In the grand scheme of things isn’t this way of thinking extremely optimistic? I mean, we’re assuming we’re even going to be here tomorrow. Life is a precious thing that can be taken away in the blink of an eye. How often do we consider not getting to that point we all imagine – that place we call “settled down”? I have a friend who I think I’ve mentioned in a blog post before that hates his degree. He is constantly miserable and under pressure and wakes up each morning dreading lectures or assignments or exams on things he’s simply not interested in. Since the first year I’ve said “quit, do what makes you happy”. People tell me it’s not as simple as that but having left university twice myself much to the disdain of my family I can assure you it is. My friend’s response to quitting was that he needed to get a decent final mark in order to obtain a decent job in which he can make decent money to provide for the future. To “make a life” for himself.

I find it really interesting how we can allow ourselves to suffer for something we only have a chance of obtaining. People wake up dreading what’s to come that day for such a long time, whether it be their university course or job position not motivating or inspiring them, in hope to be rewarded for it later. I very much believe in living in the moment but find it difficult to do consistently just like everyone else. As I said before everything has a consequence and sometimes it’s more complicated than just overlooking that.

In the same way, the important people in our life are always included in our future plans. Obviously we understand that people don’t live forever, but until a letter from the doctors comes through the door or something, death isn’t really even an option.  And that’s not a BAD thing; we can’t live our lives in fear of the worst case scenario. We couldn’t get on with the day if “he might die” or “she might die” is running through our heads, (although if it did I bet we’d all be a lot nicer to each other). That squirrel wouldn’t collect his nuts for the winter if he was afraid to go out and get eaten by a fox. I didn’t visit her for a long time because the thought she could get poorly and leave us hadn’t crossed my mind. It’s not that I didn’t want to or couldn’t be bothered. There was no sense of urgency.

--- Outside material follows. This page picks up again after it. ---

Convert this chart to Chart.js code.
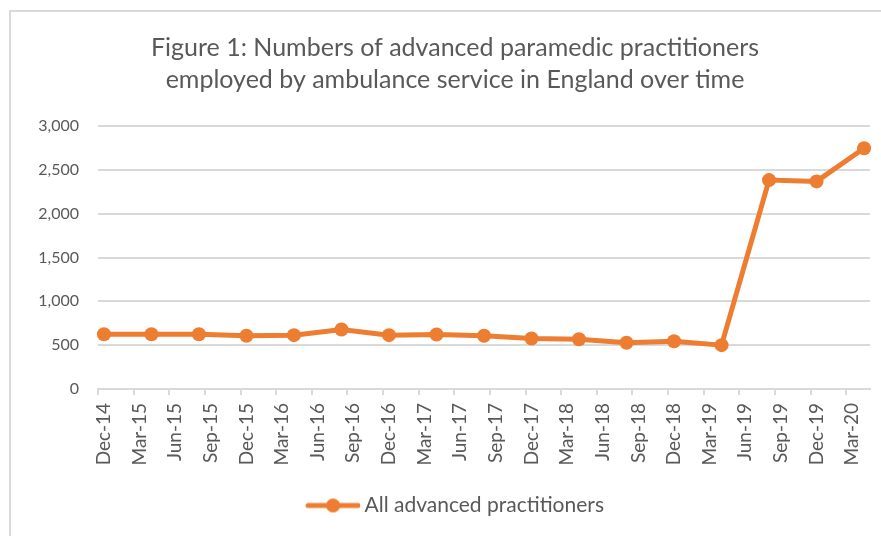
<!DOCTYPE html>
<html>
<head>
<meta charset="utf-8">
<script src="https://cdn.jsdelivr.net/npm/chart.js@4.4.1/dist/chart.umd.min.js"></script>
<style>
  html, body { margin: 0; padding: 0; background: #fff; overflow: hidden; }
  #wrap { position: relative; width: 881px; height: 536px; overflow: hidden; }
  #frame { position: absolute; left: 9px; top: 10px; width: 900px; height: 600px; border: 2px solid #d9d9d9; }
  #chart { position: absolute; left: 0; top: 0; }
</style>
</head>
<body>
<div id="wrap">
  <div id="frame"></div>
  <canvas id="chart" width="910" height="536"></canvas>
</div>
<script>
// monthly categories on the axis (Excel text axis, labelled every 3rd month)
const months = [
    'Dec-14', 'Jan-15', 'Feb-15', 'Mar-15', 'Apr-15', 'May-15', 'Jun-15', 'Jul-15', 'Aug-15', 'Sep-15', 'Oct-15', 'Nov-15',
    'Dec-15', 'Jan-16', 'Feb-16', 'Mar-16', 'Apr-16', 'May-16', 'Jun-16', 'Jul-16', 'Aug-16', 'Sep-16', 'Oct-16', 'Nov-16',
    'Dec-16', 'Jan-17', 'Feb-17', 'Mar-17', 'Apr-17', 'May-17', 'Jun-17', 'Jul-17', 'Aug-17', 'Sep-17', 'Oct-17', 'Nov-17',
    'Dec-17', 'Jan-18', 'Feb-18', 'Mar-18', 'Apr-18', 'May-18', 'Jun-18', 'Jul-18', 'Aug-18', 'Sep-18', 'Oct-18', 'Nov-18',
    'Dec-18', 'Jan-19', 'Feb-19', 'Mar-19', 'Apr-19', 'May-19', 'Jun-19', 'Jul-19', 'Aug-19', 'Sep-19', 'Oct-19', 'Nov-19',
    'Dec-19', 'Jan-20', 'Feb-20', 'Mar-20', 'Apr-20'
];

// months that have a figure
const pointMonths = [
    'Dec-14', 'Apr-15', 'Aug-15', 'Dec-15', 'Apr-16', 'Aug-16', 'Dec-16', 'Apr-17', 'Aug-17',
    'Dec-17', 'Apr-18', 'Aug-18', 'Dec-18', 'Apr-19', 'Aug-19', 'Dec-19', 'Apr-20'
];
const practitioners = [625, 625, 625, 607, 614, 678, 614, 622, 607, 576, 568, 527, 545, 500, 2383, 2368, 2747];

const yTicks = [0, 500, 1000, 1500, 2000, 2500, 3000];

const ORANGE = '#ED7D31';
const GREY_TEXT = '#595959';
const GRID = '#d9d9d9';
const FONT = 'Lato, "Open Sans", sans-serif';

// legend marker: a short line with a dot in the middle, like Excel
const marker = document.createElement('canvas');
marker.width = 60;
marker.height = 16;
const mctx = marker.getContext('2d');
mctx.strokeStyle = ORANGE;
mctx.lineWidth = 5;
mctx.lineCap = 'round';
mctx.beginPath();
mctx.moveTo(8, 8);
mctx.lineTo(58, 8);
mctx.stroke();
mctx.fillStyle = ORANGE;
mctx.beginPath();
mctx.arc(33, 8, 7, 0, Math.PI * 2);
mctx.fill();

const ctx = document.getElementById('chart').getContext('2d');

// the original chart is wider than the crop, so the canvas runs past the right edge
new Chart(ctx, {
    type: 'line',
    data: {
        labels: months,
        datasets: [{
            label: 'All advanced practitioners',
            data: pointMonths.map((m, i) => ({ x: m, y: practitioners[i] })),
            borderColor: ORANGE,
            backgroundColor: ORANGE,
            borderWidth: 5,
            pointRadius: 7,
            pointHoverRadius: 7,
            pointBorderWidth: 0,
            tension: 0,
            spanGaps: true
        }]
    },
    options: {
        responsive: false,
        animation: false,
        layout: { padding: { left: 10, right: 10, top: 0, bottom: 10 } },
        plugins: {
            title: {
                display: true,
                text: ['Figure 1: Numbers of advanced paramedic practitioners',
                       'employed by ambulance service in England over time'],
                color: GREY_TEXT,
                font: { family: FONT, size: 25, weight: 'normal', lineHeight: 1.28 },
                padding: { top: 32, bottom: 30 }
            },
            legend: {
                position: 'bottom',
                labels: {
                    color: GREY_TEXT,
                    font: { family: FONT, size: 21 },
                    usePointStyle: true,
                    pointStyleWidth: 48,
                    padding: 12,
                    generateLabels: chart => chart.data.datasets.map((ds, i) => ({
                        text: ds.label,
                        fontColor: GREY_TEXT,
                        pointStyle: marker,
                        datasetIndex: i,
                        lineWidth: 0,
                        strokeStyle: 'transparent',
                        fillStyle: ORANGE
                    }))
                }
            },
            tooltip: { enabled: false }
        },
        scales: {
            x: {
                type: 'category',
                offset: true,
                afterFit: scale => {
                    scale.height = 94;
                    scale.paddingLeft = 0;
                    scale.paddingRight = 40;
                },
                border: { display: true, color: GRID, width: 2 },
                grid: {
                    offset: true,
                    drawOnChartArea: false,
                    drawTicks: true,
                    tickLength: 6,
                    lineWidth: 2,
                    color: c => (c.index % 3 === 0 ? GRID : 'rgba(0,0,0,0)')
                },
                ticks: {
                    autoSkip: false,
                    minRotation: 90,
                    maxRotation: 90,
                    padding: 8,
                    color: GREY_TEXT,
                    font: { family: FONT, size: 19 },
                    callback: (v, i) => (i % 3 === 0 ? months[i] : '')
                }
            },
            y: {
                min: 0,
                max: 3000,
                afterBuildTicks: scale => { scale.ticks = yTicks.map(v => ({ value: v })); },
                afterFit: scale => { scale.width = 88; },
                border: { display: false },
                grid: { color: GRID, lineWidth: 2, drawTicks: false },
                ticks: {
                    padding: 19,
                    color: GREY_TEXT,
                    font: { family: FONT, size: 16 },
                    callback: v => v.toLocaleString('en-US')
                }
            }
        }
    }
});
</script>
</body>
</html>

She was diagnosed with cancer today. And we think she has Parkinson’s.

To anyone that is reading this that has put off seeing a loved one, please try and find the time to catch up – even if it’s just a phone call. Tomorrow they might not be the same person anymore. Life IS precious and in the grand scheme of things so fleeting. If there are things you want to say or making up to do with family or friends do it today, do it now. Put aside any principle or pride and remember how easily and unfairly they can be taken from you. Is it really worth holding the grudge in the end?

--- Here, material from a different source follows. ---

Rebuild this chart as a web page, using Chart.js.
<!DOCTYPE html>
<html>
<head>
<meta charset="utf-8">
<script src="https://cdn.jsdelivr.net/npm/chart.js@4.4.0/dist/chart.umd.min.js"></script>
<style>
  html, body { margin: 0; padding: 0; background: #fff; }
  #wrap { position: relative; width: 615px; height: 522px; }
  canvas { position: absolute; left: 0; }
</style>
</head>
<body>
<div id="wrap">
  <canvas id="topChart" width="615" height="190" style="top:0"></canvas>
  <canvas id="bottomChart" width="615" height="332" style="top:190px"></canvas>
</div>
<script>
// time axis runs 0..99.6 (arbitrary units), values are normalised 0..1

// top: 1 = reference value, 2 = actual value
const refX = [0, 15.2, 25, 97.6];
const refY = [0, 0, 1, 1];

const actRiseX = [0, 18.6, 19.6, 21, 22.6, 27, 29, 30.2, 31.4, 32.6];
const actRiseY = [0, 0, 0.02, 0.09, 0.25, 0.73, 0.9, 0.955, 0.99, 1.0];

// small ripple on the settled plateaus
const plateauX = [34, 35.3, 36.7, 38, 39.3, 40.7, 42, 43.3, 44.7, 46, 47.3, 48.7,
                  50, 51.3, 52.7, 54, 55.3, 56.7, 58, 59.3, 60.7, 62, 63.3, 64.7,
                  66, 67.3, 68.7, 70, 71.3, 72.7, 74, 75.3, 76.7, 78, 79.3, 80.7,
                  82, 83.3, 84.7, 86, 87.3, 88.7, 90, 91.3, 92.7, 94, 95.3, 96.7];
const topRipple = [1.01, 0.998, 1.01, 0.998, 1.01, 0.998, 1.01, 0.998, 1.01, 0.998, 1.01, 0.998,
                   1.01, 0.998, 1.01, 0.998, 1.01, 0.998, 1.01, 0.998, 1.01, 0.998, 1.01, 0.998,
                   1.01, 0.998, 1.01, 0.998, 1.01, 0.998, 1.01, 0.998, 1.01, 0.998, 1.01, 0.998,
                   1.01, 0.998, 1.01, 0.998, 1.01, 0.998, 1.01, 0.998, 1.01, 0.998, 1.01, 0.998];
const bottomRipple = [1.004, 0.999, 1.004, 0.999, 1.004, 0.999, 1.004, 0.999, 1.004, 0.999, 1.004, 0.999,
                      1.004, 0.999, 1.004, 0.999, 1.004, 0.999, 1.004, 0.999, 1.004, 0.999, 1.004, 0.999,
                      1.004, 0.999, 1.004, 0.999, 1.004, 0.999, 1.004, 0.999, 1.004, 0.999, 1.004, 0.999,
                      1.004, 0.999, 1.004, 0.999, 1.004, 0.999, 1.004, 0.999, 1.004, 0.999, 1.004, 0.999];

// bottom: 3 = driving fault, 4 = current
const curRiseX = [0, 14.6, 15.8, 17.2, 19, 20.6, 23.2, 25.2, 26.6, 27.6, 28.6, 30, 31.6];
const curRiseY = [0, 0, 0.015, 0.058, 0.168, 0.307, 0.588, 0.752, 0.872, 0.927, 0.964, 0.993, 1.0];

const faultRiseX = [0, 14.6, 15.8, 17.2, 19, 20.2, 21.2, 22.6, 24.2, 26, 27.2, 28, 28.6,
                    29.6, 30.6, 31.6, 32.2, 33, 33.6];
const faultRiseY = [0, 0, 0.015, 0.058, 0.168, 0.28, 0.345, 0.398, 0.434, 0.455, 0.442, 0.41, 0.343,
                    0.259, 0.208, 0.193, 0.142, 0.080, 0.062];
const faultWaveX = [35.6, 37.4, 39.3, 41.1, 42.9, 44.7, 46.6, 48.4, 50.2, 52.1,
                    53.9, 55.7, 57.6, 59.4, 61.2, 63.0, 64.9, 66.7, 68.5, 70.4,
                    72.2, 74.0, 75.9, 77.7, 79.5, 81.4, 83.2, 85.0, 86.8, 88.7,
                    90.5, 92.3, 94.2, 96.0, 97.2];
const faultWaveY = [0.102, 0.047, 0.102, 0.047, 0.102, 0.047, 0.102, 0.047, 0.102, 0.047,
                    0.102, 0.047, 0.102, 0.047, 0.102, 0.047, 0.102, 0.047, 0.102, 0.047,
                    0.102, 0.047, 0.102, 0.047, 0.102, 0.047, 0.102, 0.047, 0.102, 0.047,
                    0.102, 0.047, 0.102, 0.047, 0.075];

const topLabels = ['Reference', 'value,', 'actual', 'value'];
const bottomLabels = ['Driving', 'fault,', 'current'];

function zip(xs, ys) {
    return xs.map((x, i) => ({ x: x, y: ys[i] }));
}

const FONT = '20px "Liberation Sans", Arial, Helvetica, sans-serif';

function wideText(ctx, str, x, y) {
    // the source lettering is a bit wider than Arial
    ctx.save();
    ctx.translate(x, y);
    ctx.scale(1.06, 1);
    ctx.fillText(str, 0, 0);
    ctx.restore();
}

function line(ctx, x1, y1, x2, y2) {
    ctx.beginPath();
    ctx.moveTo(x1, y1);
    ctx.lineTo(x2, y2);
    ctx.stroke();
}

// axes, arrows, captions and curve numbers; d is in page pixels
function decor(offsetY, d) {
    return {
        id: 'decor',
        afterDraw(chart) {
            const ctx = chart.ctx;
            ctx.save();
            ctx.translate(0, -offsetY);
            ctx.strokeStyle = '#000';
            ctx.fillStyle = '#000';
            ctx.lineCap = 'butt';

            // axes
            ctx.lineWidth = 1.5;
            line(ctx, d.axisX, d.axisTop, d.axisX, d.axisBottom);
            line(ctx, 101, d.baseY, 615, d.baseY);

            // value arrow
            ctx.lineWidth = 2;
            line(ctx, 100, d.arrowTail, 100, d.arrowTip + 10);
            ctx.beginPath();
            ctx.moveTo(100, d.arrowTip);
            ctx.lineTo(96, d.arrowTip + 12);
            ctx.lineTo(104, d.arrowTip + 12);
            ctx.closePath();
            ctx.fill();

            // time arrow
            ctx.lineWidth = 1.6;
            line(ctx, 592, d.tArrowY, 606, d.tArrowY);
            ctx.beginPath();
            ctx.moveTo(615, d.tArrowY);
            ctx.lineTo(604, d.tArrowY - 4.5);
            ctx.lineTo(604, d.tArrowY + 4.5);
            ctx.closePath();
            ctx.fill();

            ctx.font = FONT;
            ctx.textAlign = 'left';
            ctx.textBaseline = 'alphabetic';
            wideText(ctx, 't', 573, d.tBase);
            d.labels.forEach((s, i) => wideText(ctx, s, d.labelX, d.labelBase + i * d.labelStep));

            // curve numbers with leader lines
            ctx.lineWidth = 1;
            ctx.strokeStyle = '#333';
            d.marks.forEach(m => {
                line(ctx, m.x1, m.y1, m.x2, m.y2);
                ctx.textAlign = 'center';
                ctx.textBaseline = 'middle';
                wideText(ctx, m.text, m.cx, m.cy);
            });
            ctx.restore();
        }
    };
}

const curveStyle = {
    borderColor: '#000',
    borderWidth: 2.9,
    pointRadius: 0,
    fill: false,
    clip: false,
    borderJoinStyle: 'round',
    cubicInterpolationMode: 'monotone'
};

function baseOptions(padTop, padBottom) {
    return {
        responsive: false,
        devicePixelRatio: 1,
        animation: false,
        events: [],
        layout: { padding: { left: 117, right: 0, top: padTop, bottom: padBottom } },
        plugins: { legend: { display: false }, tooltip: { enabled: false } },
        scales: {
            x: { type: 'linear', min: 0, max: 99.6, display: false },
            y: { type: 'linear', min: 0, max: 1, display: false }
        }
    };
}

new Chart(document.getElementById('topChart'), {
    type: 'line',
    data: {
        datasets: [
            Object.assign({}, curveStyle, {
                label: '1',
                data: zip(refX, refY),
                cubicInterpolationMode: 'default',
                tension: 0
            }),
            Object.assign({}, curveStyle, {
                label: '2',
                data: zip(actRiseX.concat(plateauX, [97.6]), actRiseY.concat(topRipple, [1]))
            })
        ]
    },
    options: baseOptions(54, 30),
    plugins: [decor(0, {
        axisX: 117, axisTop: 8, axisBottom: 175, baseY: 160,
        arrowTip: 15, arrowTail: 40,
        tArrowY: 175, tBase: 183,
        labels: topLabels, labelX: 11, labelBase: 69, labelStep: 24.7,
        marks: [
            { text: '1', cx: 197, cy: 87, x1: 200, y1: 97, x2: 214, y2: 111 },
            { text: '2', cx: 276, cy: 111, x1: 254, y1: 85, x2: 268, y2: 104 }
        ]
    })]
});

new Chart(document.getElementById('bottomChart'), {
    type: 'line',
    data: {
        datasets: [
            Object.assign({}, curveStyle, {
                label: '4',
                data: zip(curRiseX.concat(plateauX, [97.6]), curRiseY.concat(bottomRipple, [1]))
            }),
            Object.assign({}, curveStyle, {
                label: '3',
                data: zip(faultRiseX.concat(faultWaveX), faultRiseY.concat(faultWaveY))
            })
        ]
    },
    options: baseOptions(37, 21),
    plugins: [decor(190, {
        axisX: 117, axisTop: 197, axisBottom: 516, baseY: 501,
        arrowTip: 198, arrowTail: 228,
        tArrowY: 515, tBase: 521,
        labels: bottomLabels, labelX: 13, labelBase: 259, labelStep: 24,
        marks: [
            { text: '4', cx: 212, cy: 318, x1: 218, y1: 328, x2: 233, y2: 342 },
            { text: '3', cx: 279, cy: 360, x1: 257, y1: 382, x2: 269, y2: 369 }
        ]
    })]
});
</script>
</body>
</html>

I hugely regret not visiting her in the time her mind deteriorated. I will never come through the door and see her face filled with memories shared and love and understanding like before. I didn’t know, I hadn’t planned for this. Do you see what I’ve been saying? Homosapians have developed far beyond a bloody squirrel. Stop doing or not doing things now in assumption for the future. Don’t suffer now in order to be happy later. “Later” is just as vague as asking the length of a piece of string. We have beautiful minds and the capability to think and feel and remember and we should use them right now in a way that satisfies us before the same opportunities aren’t there anymore. This sad story of my Grandmother is just one example of dangerously leaving things to be better in the future. The world doesn’t always work like that. We’ve all got something we’ve been putting off doing. Now is as good a time as any and it takes something like I’ve experienced today to realise that. Don’t wait to understand it yourself, just trust me: do it now or regret it later.